- **TASK STATEMENT**
In your copy, include every line of the listing below exactly but none of the pictures.

━━ COLLECTED DATA

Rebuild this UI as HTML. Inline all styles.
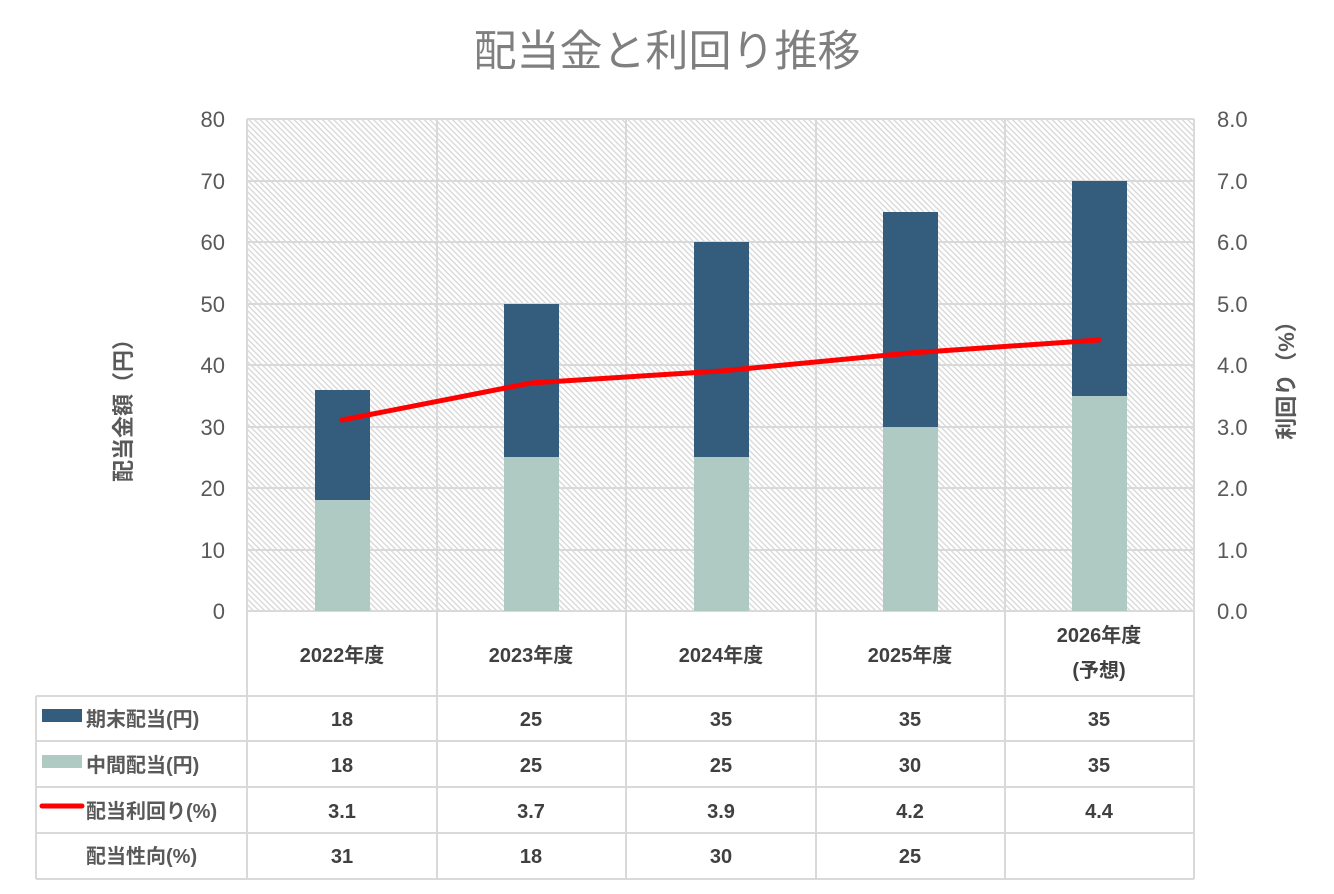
<!DOCTYPE html>
<html><head><meta charset="utf-8"><style>
body{margin:0;background:#fff;}
svg text{font-family:"Liberation Sans","Noto Sans CJK JP",sans-serif;}
</style></head><body>
<svg width="1334" height="889" xmlns="http://www.w3.org/2000/svg">
<defs>
<pattern id="h" width="4" height="4" patternUnits="userSpaceOnUse" patternTransform="rotate(45)">
<rect width="4" height="4" fill="#fff"/><rect width="4" height="1.3" fill="#d6d6d6"/>
</pattern>
</defs>
<text x="667" y="66" font-size="43" fill="#7f7f7f" text-anchor="middle">配当金と利回り推移</text>
<rect x="247" y="119" width="947" height="492" fill="url(#h)"/>
<g stroke="#d9d9d9" stroke-width="2">
<line x1="247" y1="119" x2="1194" y2="119"/><line x1="247" y1="181" x2="1194" y2="181"/>
<line x1="247" y1="242" x2="1194" y2="242"/><line x1="247" y1="304" x2="1194" y2="304"/>
<line x1="247" y1="365" x2="1194" y2="365"/><line x1="247" y1="427" x2="1194" y2="427"/>
<line x1="247" y1="488" x2="1194" y2="488"/><line x1="247" y1="550" x2="1194" y2="550"/>
<line x1="247" y1="611" x2="1194" y2="611"/>
<line x1="247" y1="119" x2="247" y2="879"/><line x1="437" y1="119" x2="437" y2="879"/>
<line x1="626" y1="119" x2="626" y2="879"/><line x1="816" y1="119" x2="816" y2="879"/>
<line x1="1005" y1="119" x2="1005" y2="879"/><line x1="1194" y1="119" x2="1194" y2="879"/>
<line x1="36" y1="696" x2="1194" y2="696"/><line x1="36" y1="741" x2="1194" y2="741"/>
<line x1="36" y1="787" x2="1194" y2="787"/><line x1="36" y1="833" x2="1194" y2="833"/>
<line x1="36" y1="879" x2="1194" y2="879"/><line x1="36" y1="696" x2="36" y2="879"/>
</g>
<g fill="#afc9c3">
<rect x="315" y="500" width="55" height="111"/><rect x="504" y="457" width="55" height="154"/>
<rect x="694" y="457" width="55" height="154"/><rect x="883" y="427" width="55" height="184"/>
<rect x="1072" y="396" width="55" height="215"/>
</g>
<g fill="#345c7c">
<rect x="315" y="390" width="55" height="110"/><rect x="504" y="304" width="55" height="153"/>
<rect x="694" y="242" width="55" height="215"/><rect x="883" y="212" width="55" height="215"/>
<rect x="1072" y="181" width="55" height="215"/>
</g>
<polyline points="342,420 531,383 721,371 910,353 1099,340" fill="none" stroke="#f00" stroke-width="5" stroke-linejoin="round" stroke-linecap="round"/>
<g font-size="22" fill="#595959" text-anchor="end">
<text x="225" y="127">80</text><text x="225" y="189">70</text><text x="225" y="250">60</text>
<text x="225" y="312">50</text><text x="225" y="373">40</text><text x="225" y="435">30</text>
<text x="225" y="496">20</text><text x="225" y="558">10</text><text x="225" y="619">0</text>
</g>
<g font-size="22" fill="#595959">
<text x="1217" y="127">8.0</text><text x="1217" y="189">7.0</text><text x="1217" y="250">6.0</text>
<text x="1217" y="312">5.0</text><text x="1217" y="373">4.0</text><text x="1217" y="435">3.0</text>
<text x="1217" y="496">2.0</text><text x="1217" y="558">1.0</text><text x="1217" y="619">0.0</text>
</g>
<text transform="translate(131,405) rotate(-90)" font-size="22" font-weight="bold" fill="#595959" text-anchor="middle">配当金額（円）</text>
<text transform="translate(1294,375) rotate(-90)" font-size="22" font-weight="bold" fill="#595959" text-anchor="middle">利回り（%）</text>
<g font-size="20" font-weight="bold" fill="#404040" text-anchor="middle">
<text x="342" y="662">2022年度</text><text x="531" y="662">2023年度</text><text x="721" y="662">2024年度</text>
<text x="910" y="662">2025年度</text><text x="1099" y="642">2026年度</text><text x="1099" y="677">(予想)</text>
<text x="342" y="726">18</text><text x="531" y="726">25</text><text x="721" y="726">35</text><text x="910" y="726">35</text><text x="1099" y="726">35</text>
<text x="342" y="772">18</text><text x="531" y="772">25</text><text x="721" y="772">25</text><text x="910" y="772">30</text><text x="1099" y="772">35</text>
<text x="342" y="818">3.1</text><text x="531" y="818">3.7</text><text x="721" y="818">3.9</text><text x="910" y="818">4.2</text><text x="1099" y="818">4.4</text>
<text x="342" y="863">31</text><text x="531" y="863">18</text><text x="721" y="863">30</text><text x="910" y="863">25</text>
</g>
<rect x="42" y="709" width="40" height="13" fill="#345c7c"/>
<rect x="42" y="755" width="40" height="13" fill="#afc9c3"/>
<line x1="42" y1="806" x2="82" y2="806" stroke="#f00" stroke-width="5" stroke-linecap="round"/>
<g font-size="20" font-weight="bold" fill="#595959">
<text x="86" y="726">期末配当(円)</text><text x="86" y="772">中間配当(円)</text>
<text x="86" y="818">配当利回り(%)</text><text x="86" y="863">配当性向(%)</text>
</g>
</svg>
</body></html>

━━━━

- **FULL SOLUTION**
Rebuild this UI as HTML. Inline all styles.
<!DOCTYPE html>
<html><head><meta charset="utf-8"><style>
body{margin:0;background:#fff;}
svg text{font-family:"Liberation Sans","Noto Sans CJK JP",sans-serif;}
</style></head><body>
<svg width="1334" height="889" xmlns="http://www.w3.org/2000/svg">
<defs>
<pattern id="h" width="4" height="4" patternUnits="userSpaceOnUse" patternTransform="rotate(45)">
<rect width="4" height="4" fill="#fff"/><rect width="4" height="1.3" fill="#d6d6d6"/>
</pattern>
</defs>
<text x="667" y="66" font-size="43" fill="#7f7f7f" text-anchor="middle">配当金と利回り推移</text>
<rect x="247" y="119" width="947" height="492" fill="url(#h)"/>
<g stroke="#d9d9d9" stroke-width="2">
<line x1="247" y1="119" x2="1194" y2="119"/><line x1="247" y1="181" x2="1194" y2="181"/>
<line x1="247" y1="242" x2="1194" y2="242"/><line x1="247" y1="304" x2="1194" y2="304"/>
<line x1="247" y1="365" x2="1194" y2="365"/><line x1="247" y1="427" x2="1194" y2="427"/>
<line x1="247" y1="488" x2="1194" y2="488"/><line x1="247" y1="550" x2="1194" y2="550"/>
<line x1="247" y1="611" x2="1194" y2="611"/>
<line x1="247" y1="119" x2="247" y2="879"/><line x1="437" y1="119" x2="437" y2="879"/>
<line x1="626" y1="119" x2="626" y2="879"/><line x1="816" y1="119" x2="816" y2="879"/>
<line x1="1005" y1="119" x2="1005" y2="879"/><line x1="1194" y1="119" x2="1194" y2="879"/>
<line x1="36" y1="696" x2="1194" y2="696"/><line x1="36" y1="741" x2="1194" y2="741"/>
<line x1="36" y1="787" x2="1194" y2="787"/><line x1="36" y1="833" x2="1194" y2="833"/>
<line x1="36" y1="879" x2="1194" y2="879"/><line x1="36" y1="696" x2="36" y2="879"/>
</g>
<g fill="#afc9c3">
<rect x="315" y="500" width="55" height="111"/><rect x="504" y="457" width="55" height="154"/>
<rect x="694" y="457" width="55" height="154"/><rect x="883" y="427" width="55" height="184"/>
<rect x="1072" y="396" width="55" height="215"/>
</g>
<g fill="#345c7c">
<rect x="315" y="390" width="55" height="110"/><rect x="504" y="304" width="55" height="153"/>
<rect x="694" y="242" width="55" height="215"/><rect x="883" y="212" width="55" height="215"/>
<rect x="1072" y="181" width="55" height="215"/>
</g>
<polyline points="342,420 531,383 721,371 910,353 1099,340" fill="none" stroke="#f00" stroke-width="5" stroke-linejoin="round" stroke-linecap="round"/>
<g font-size="22" fill="#595959" text-anchor="end">
<text x="225" y="127">80</text><text x="225" y="189">70</text><text x="225" y="250">60</text>
<text x="225" y="312">50</text><text x="225" y="373">40</text><text x="225" y="435">30</text>
<text x="225" y="496">20</text><text x="225" y="558">10</text><text x="225" y="619">0</text>
</g>
<g font-size="22" fill="#595959">
<text x="1217" y="127">8.0</text><text x="1217" y="189">7.0</text><text x="1217" y="250">6.0</text>
<text x="1217" y="312">5.0</text><text x="1217" y="373">4.0</text><text x="1217" y="435">3.0</text>
<text x="1217" y="496">2.0</text><text x="1217" y="558">1.0</text><text x="1217" y="619">0.0</text>
</g>
<text transform="translate(131,405) rotate(-90)" font-size="22" font-weight="bold" fill="#595959" text-anchor="middle">配当金額（円）</text>
<text transform="translate(1294,375) rotate(-90)" font-size="22" font-weight="bold" fill="#595959" text-anchor="middle">利回り（%）</text>
<g font-size="20" font-weight="bold" fill="#404040" text-anchor="middle">
<text x="342" y="662">2022年度</text><text x="531" y="662">2023年度</text><text x="721" y="662">2024年度</text>
<text x="910" y="662">2025年度</text><text x="1099" y="642">2026年度</text><text x="1099" y="677">(予想)</text>
<text x="342" y="726">18</text><text x="531" y="726">25</text><text x="721" y="726">35</text><text x="910" y="726">35</text><text x="1099" y="726">35</text>
<text x="342" y="772">18</text><text x="531" y="772">25</text><text x="721" y="772">25</text><text x="910" y="772">30</text><text x="1099" y="772">35</text>
<text x="342" y="818">3.1</text><text x="531" y="818">3.7</text><text x="721" y="818">3.9</text><text x="910" y="818">4.2</text><text x="1099" y="818">4.4</text>
<text x="342" y="863">31</text><text x="531" y="863">18</text><text x="721" y="863">30</text><text x="910" y="863">25</text>
</g>
<rect x="42" y="709" width="40" height="13" fill="#345c7c"/>
<rect x="42" y="755" width="40" height="13" fill="#afc9c3"/>
<line x1="42" y1="806" x2="82" y2="806" stroke="#f00" stroke-width="5" stroke-linecap="round"/>
<g font-size="20" font-weight="bold" fill="#595959">
<text x="86" y="726">期末配当(円)</text><text x="86" y="772">中間配当(円)</text>
<text x="86" y="818">配当利回り(%)</text><text x="86" y="863">配当性向(%)</text>
</g>
</svg>
</body></html>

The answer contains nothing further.